Perhaps the most striking passage comes near the end:
"Pick me, I'm the one, the godforsaken one
Pick me, I'm the one to blame."
These lines suggest the role of the scapegoat, the individual chosen to bear the weight of collective anger. Whether one hears the song as autobiographical or symbolic, the speaker presents himself as someone who has become less a person than a symbol onto which others project their fears, judgments, and frustrations.
Manson's own statement accompanying the album's announcement sheds additional light on these themes: "I used each stone that was thrown at me to sharpen my edges. I outgrew purgatory and carved these songs into the skin of the world. As you listen I hope it forms a scar that you cannot forget." The imagery is striking. The stones become tools. Purgatory becomes a stage of transformation. The songs themselves are carved into the world's skin, leaving scars behind. This statement mirrors the central metaphor of "Exit Wound" and suggests that the song is ultimately about the conversion of suffering into art.
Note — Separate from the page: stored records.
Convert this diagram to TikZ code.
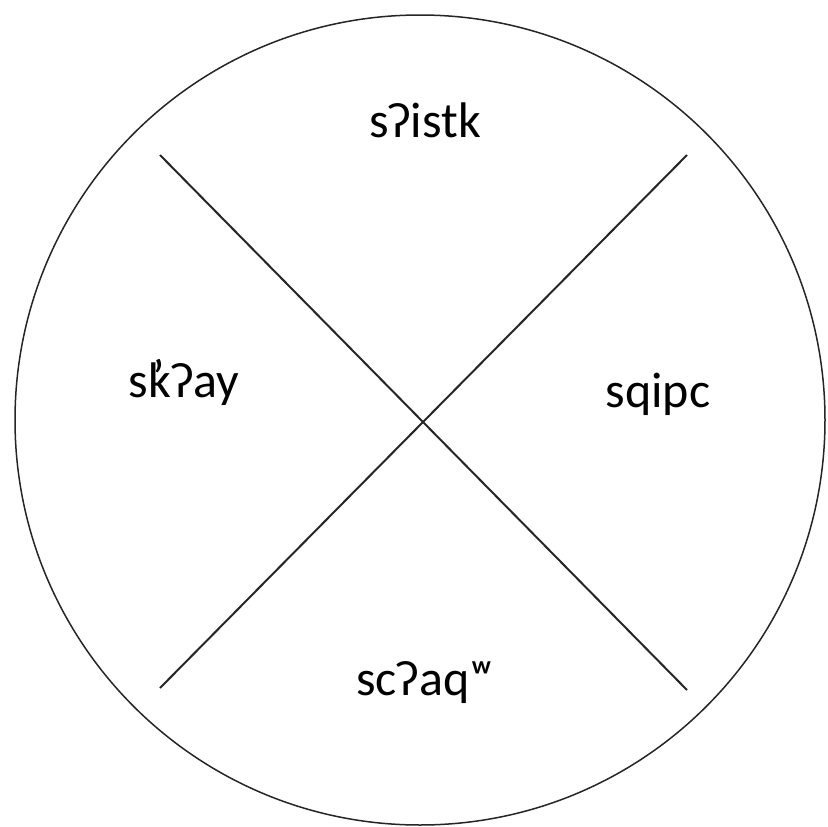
\documentclass[tikz,border=0pt]{standalone}
\usepackage{fontspec}
\setmainfont{Carlito}
\begin{document}
\begin{tikzpicture}[x=1pt,y=-1pt,
  lbl/.style={anchor=base,inner sep=0pt,font=\fontsize{50}{60}\selectfont},
  ring/.style={draw=black!85,line width=1.5pt},
  spoke/.style={draw=black!85,line width=2pt}]
\useasboundingbox (0,0) rectangle (828,827);
\fill[white] (0,0) rectangle (828,827);
\draw[ring] (420,420) circle[radius=405];
\coordinate (tl) at (160,155);
\coordinate (br) at (687,690);
\coordinate (tr) at (687,155);
\coordinate (bl) at (160,688);
\draw[spoke] (tl) -- (br);
\draw[spoke] (tr) -- (bl);
\node[lbl] (n) at (425,137) {sʔistk};
\node[lbl] (w) at (184,397) {sk\llap{\raisebox{0.06em}{’}\kern0.12em}ʔay};
\node[lbl] (e) at (658,407) {sqipc};
\node[lbl] (s) at (425,695) {scʔaqʷ};
\end{tikzpicture}
\end{document}
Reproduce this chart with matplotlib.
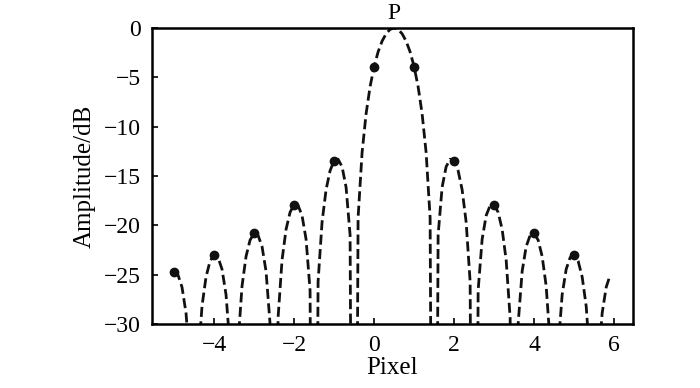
import numpy as np
import matplotlib
matplotlib.use("Agg")
import matplotlib.pyplot as plt

# Pixel positions of the sampled response (step 0.1)
pixel = np.round(np.arange(-5.0, 5.95, 0.1), 1)

# Amplitude (dB); nulls sit far below the axis
amplitude = [
    -24.75, -25.03, -26.27, -28.88, -34.30, -100.0, -33.95, -28.18, -25.23, -23.63,
    -23.01, -23.25, -24.45, -27.02, -32.40, -100.0, -31.97, -26.15, -23.15, -21.50,
    -20.82, -21.01, -22.15, -24.66, -29.97, -100.0, -29.39, -23.50, -20.41, -18.68,
    -17.90, -17.98, -19.02, -21.41, -26.59, -100.0, -25.72, -19.66, -16.39, -14.46,
    -13.46, -13.30, -14.06, -16.14, -20.97, -100.0, -19.23, -12.62, -8.69, -5.94,
    -3.92, -2.42, -1.33, -0.58, -0.14, 0.00, -0.14, -0.58, -1.33, -2.42,
    -3.92, -5.94, -8.69, -12.62, -19.23, -100.0, -20.97, -16.14, -14.06, -13.30,
    -13.46, -14.46, -16.39, -19.66, -25.72, -100.0, -26.59, -21.41, -19.02, -17.98,
    -17.90, -18.68, -20.41, -23.50, -29.39, -100.0, -29.97, -24.66, -22.15, -21.01,
    -20.82, -21.50, -23.15, -26.15, -31.97, -100.0, -32.40, -27.02, -24.45, -23.25,
    -23.01, -23.63, -25.23, -28.18, -33.95, -100.0, -34.30, -28.88, -26.27, -25.03,
]

# Sample points marked with dots (integer pixels)
dot_pixel = [-5, -4, -3, -2, -1, 0, 1, 2, 3, 4, 5]
dot_amplitude = [-24.75, -23.01, -20.82, -17.90, -13.46, -3.92, -3.92, -13.46, -17.90, -20.82, -23.01]

xticks = [-4, -2, 0, 2, 4, 6]
yticks = [0, -5, -10, -15, -20, -25, -30]

plt.rcParams["font.family"] = ["Liberation Serif", "DejaVu Serif"]
plt.rcParams["font.size"] = 17

fig = plt.figure(figsize=(7, 3.88), dpi=100)
ax = fig.add_axes([152 / 700, 1 - 324 / 388, 481 / 700, 296 / 388])

ax.plot(pixel, amplitude, color="#111111", lw=2.0, ls=(0, (3.6, 1.6)))
ax.plot(dot_pixel, dot_amplitude, "o", color="#111111", ms=6)

ax.set_xlim(-5.55, 6.47)
ax.set_ylim(-30, 0)
ax.set_xticks(xticks)
ax.set_yticks(yticks)
ax.tick_params(direction="in", length=4, width=1.2, pad=8)
for s in ax.spines.values():
    s.set_linewidth(1.8)

ax.set_xlabel("Pixel", fontsize=18, labelpad=1)
ax.set_ylabel("Amplitude/dB", fontsize=18, labelpad=6)
ax.text(0.5, 0.4, "P", ha="center", va="bottom", fontsize=17, clip_on=False)

fig.savefig("out.png", dpi=100)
The wound remains, but it becomes creative rather than destructive.
Seen in this light, "Exit Wound" may represent the culmination of a long artistic journey. In "Kinderfeld," trauma lived inside the self. In "Leave a Scar," Manson became the bullet. In "Saturnalia," he sang of not wanting to become another bullet hole. In "Exit Wound," he becomes neither the weapon nor the shooter, but the scar that survives. The song is therefore less a declaration of victimhood than a meditation on endurance.
Ultimately, "Exit Wound" is a song about what remains after public destruction. The show has ended. The audience has departed. The spotlight has dimmed. Yet something permanent remains behind. In the empty theater of the music video, surrounded by the echoes of spectacle and judgment, Manson presents himself not as the act of violence itself, but as the scar it leaves upon the world.